» **What to do**: Reproduce the listing word for word. Skip any image.
Start Information supplied
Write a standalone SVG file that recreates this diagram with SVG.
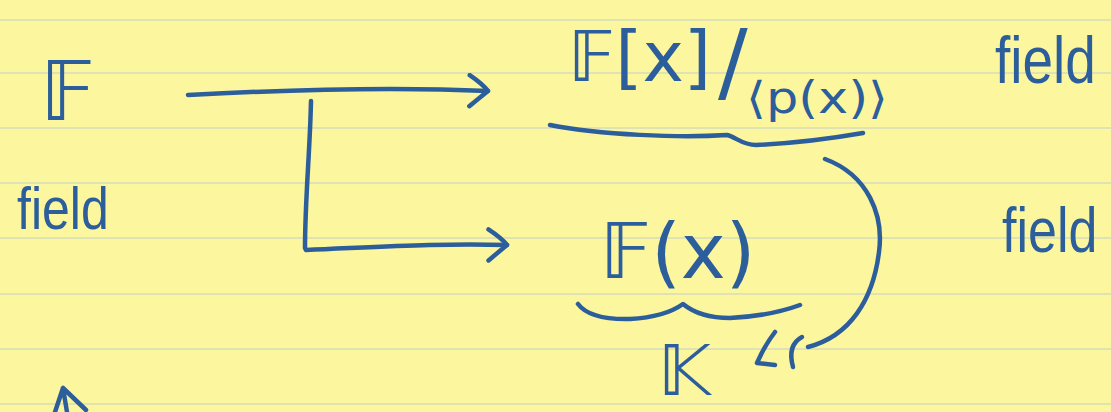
<svg xmlns="http://www.w3.org/2000/svg" width="1111" height="412" viewBox="0 0 1111 412">
  <defs>
    <style>
      .ink { fill: none; stroke: #2c5e9c; stroke-width: 4.5; stroke-linecap: round; stroke-linejoin: round; }
      .rule { stroke: #dfe3b4; stroke-width: 2; }
      .math { font-family: "DejaVu Sans", "Noto Sans", sans-serif; fill: #2c5e9c; }
      .word { font-family: "Liberation Sans", Arial, sans-serif; fill: #2c5e9c; font-variant-ligatures: none; font-feature-settings: "liga" 0; }
    </style>
    <marker id="chev" viewBox="0 0 26 36" refX="22" refY="17" markerWidth="26" markerHeight="36" markerUnits="userSpaceOnUse" orient="auto">
      <path d="M3,2 Q16,10 22,17 Q14,24 4,33" fill="none" stroke="#2c5e9c" stroke-width="4.5" stroke-linecap="round" stroke-linejoin="round"/>
    </marker>
  </defs>

  <!-- legal pad paper -->
  <rect width="1111" height="412" fill="#fcf69e"/>
  <g id="ruling">
    <line class="rule" x1="0" y1="20" x2="1111" y2="20"/>
    <line class="rule" x1="0" y1="73" x2="1111" y2="73"/>
    <line class="rule" x1="0" y1="128" x2="1111" y2="128"/>
    <line class="rule" x1="0" y1="183" x2="1111" y2="183"/>
    <line class="rule" x1="0" y1="238" x2="1111" y2="238"/>
    <line class="rule" x1="0" y1="294" x2="1111" y2="294"/>
    <line class="rule" x1="0" y1="349" x2="1111" y2="349"/>
    <line class="rule" x1="0" y1="404" x2="1111" y2="404"/>
  </g>

  <!-- base field F -->
  <g id="node-F">
    <text class="math" x="40" y="120" font-size="82">𝔽</text>
    <text class="word" transform="translate(17,229) scale(1,1.2)" font-size="50">field</text>
  </g>

  <!-- quotient ring F[x]/<p(x)> -->
  <g id="node-quotient">
    <text class="math" x="568" y="81" font-size="70">𝔽[x]</text>
    <text class="math" x="718" y="92" font-size="88">/</text>
    <text class="math" x="746" y="113" font-size="44" textLength="142" lengthAdjust="spacingAndGlyphs">⟨p(x)⟩</text>
    <path class="ink" d="M550,125 C600,135 680,138 727,135 C736,137 742,145 756,145 C800,143 840,137 863,133"/>
    <text class="word" transform="translate(995,83) scale(1,1.2)" font-size="55">field</text>
  </g>

  <!-- field of rational functions F(x) -->
  <g id="node-Fx">
    <text class="math" x="600" y="278" font-size="76">𝔽(x)</text>
    <path class="ink" d="M578,304 Q590,320 630,319 Q665,317 683,304 Q700,318 730,318 Q770,316 800,305"/>
    <text class="word" transform="translate(1002,252) scale(1,1.2)" font-size="52">field</text>
  </g>

  <!-- K -->
  <g id="node-K">
    <text class="math" x="658" y="395" font-size="70">𝕂</text>
  </g>

  <g id="connectors">
    <!-- F to the quotient -->
    <path class="ink" d="M188,95 C300,89 400,87 488,91" marker-end="url(#chev)"/>
    <!-- F to F(x), routed down and across -->
    <path class="ink" d="M311,101 C310,150 305,200 305,248 L306,250 C380,247 440,243 507,245" marker-end="url(#chev)"/>
    <!-- curved arrow from the quotient round to K -->
    <path class="ink" d="M825,159 C868,175 884,215 879,252 C873,300 850,336 808,347"/>
    <path class="ink" d="M802,337 Q787,345 793,367"/>
    <path class="ink" d="M775,332 Q765,345 757,363 L775,365"/>
    <!-- arrow at the lower-left edge -->
    <path class="ink" d="M63,388 L55,412 M63,388 L86,410 M63,388 L67,412"/>
  </g>
</svg>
End Information supplied
» **Exercise response**:
Write a standalone SVG file that recreates this diagram with SVG.
<svg xmlns="http://www.w3.org/2000/svg" width="1111" height="412" viewBox="0 0 1111 412">
  <defs>
    <style>
      .ink { fill: none; stroke: #2c5e9c; stroke-width: 4.5; stroke-linecap: round; stroke-linejoin: round; }
      .rule { stroke: #dfe3b4; stroke-width: 2; }
      .math { font-family: "DejaVu Sans", "Noto Sans", sans-serif; fill: #2c5e9c; }
      .word { font-family: "Liberation Sans", Arial, sans-serif; fill: #2c5e9c; font-variant-ligatures: none; font-feature-settings: "liga" 0; }
    </style>
    <marker id="chev" viewBox="0 0 26 36" refX="22" refY="17" markerWidth="26" markerHeight="36" markerUnits="userSpaceOnUse" orient="auto">
      <path d="M3,2 Q16,10 22,17 Q14,24 4,33" fill="none" stroke="#2c5e9c" stroke-width="4.5" stroke-linecap="round" stroke-linejoin="round"/>
    </marker>
  </defs>

  <!-- legal pad paper -->
  <rect width="1111" height="412" fill="#fcf69e"/>
  <g id="ruling">
    <line class="rule" x1="0" y1="20" x2="1111" y2="20"/>
    <line class="rule" x1="0" y1="73" x2="1111" y2="73"/>
    <line class="rule" x1="0" y1="128" x2="1111" y2="128"/>
    <line class="rule" x1="0" y1="183" x2="1111" y2="183"/>
    <line class="rule" x1="0" y1="238" x2="1111" y2="238"/>
    <line class="rule" x1="0" y1="294" x2="1111" y2="294"/>
    <line class="rule" x1="0" y1="349" x2="1111" y2="349"/>
    <line class="rule" x1="0" y1="404" x2="1111" y2="404"/>
  </g>

  <!-- base field F -->
  <g id="node-F">
    <text class="math" x="40" y="120" font-size="82">𝔽</text>
    <text class="word" transform="translate(17,229) scale(1,1.2)" font-size="50">field</text>
  </g>

  <!-- quotient ring F[x]/<p(x)> -->
  <g id="node-quotient">
    <text class="math" x="568" y="81" font-size="70">𝔽[x]</text>
    <text class="math" x="718" y="92" font-size="88">/</text>
    <text class="math" x="746" y="113" font-size="44" textLength="142" lengthAdjust="spacingAndGlyphs">⟨p(x)⟩</text>
    <path class="ink" d="M550,125 C600,135 680,138 727,135 C736,137 742,145 756,145 C800,143 840,137 863,133"/>
    <text class="word" transform="translate(995,83) scale(1,1.2)" font-size="55">field</text>
  </g>

  <!-- field of rational functions F(x) -->
  <g id="node-Fx">
    <text class="math" x="600" y="278" font-size="76">𝔽(x)</text>
    <path class="ink" d="M578,304 Q590,320 630,319 Q665,317 683,304 Q700,318 730,318 Q770,316 800,305"/>
    <text class="word" transform="translate(1002,252) scale(1,1.2)" font-size="52">field</text>
  </g>

  <!-- K -->
  <g id="node-K">
    <text class="math" x="658" y="395" font-size="70">𝕂</text>
  </g>

  <g id="connectors">
    <!-- F to the quotient -->
    <path class="ink" d="M188,95 C300,89 400,87 488,91" marker-end="url(#chev)"/>
    <!-- F to F(x), routed down and across -->
    <path class="ink" d="M311,101 C310,150 305,200 305,248 L306,250 C380,247 440,243 507,245" marker-end="url(#chev)"/>
    <!-- curved arrow from the quotient round to K -->
    <path class="ink" d="M825,159 C868,175 884,215 879,252 C873,300 850,336 808,347"/>
    <path class="ink" d="M802,337 Q787,345 793,367"/>
    <path class="ink" d="M775,332 Q765,345 757,363 L775,365"/>
    <!-- arrow at the lower-left edge -->
    <path class="ink" d="M63,388 L55,412 M63,388 L86,410 M63,388 L67,412"/>
  </g>
</svg>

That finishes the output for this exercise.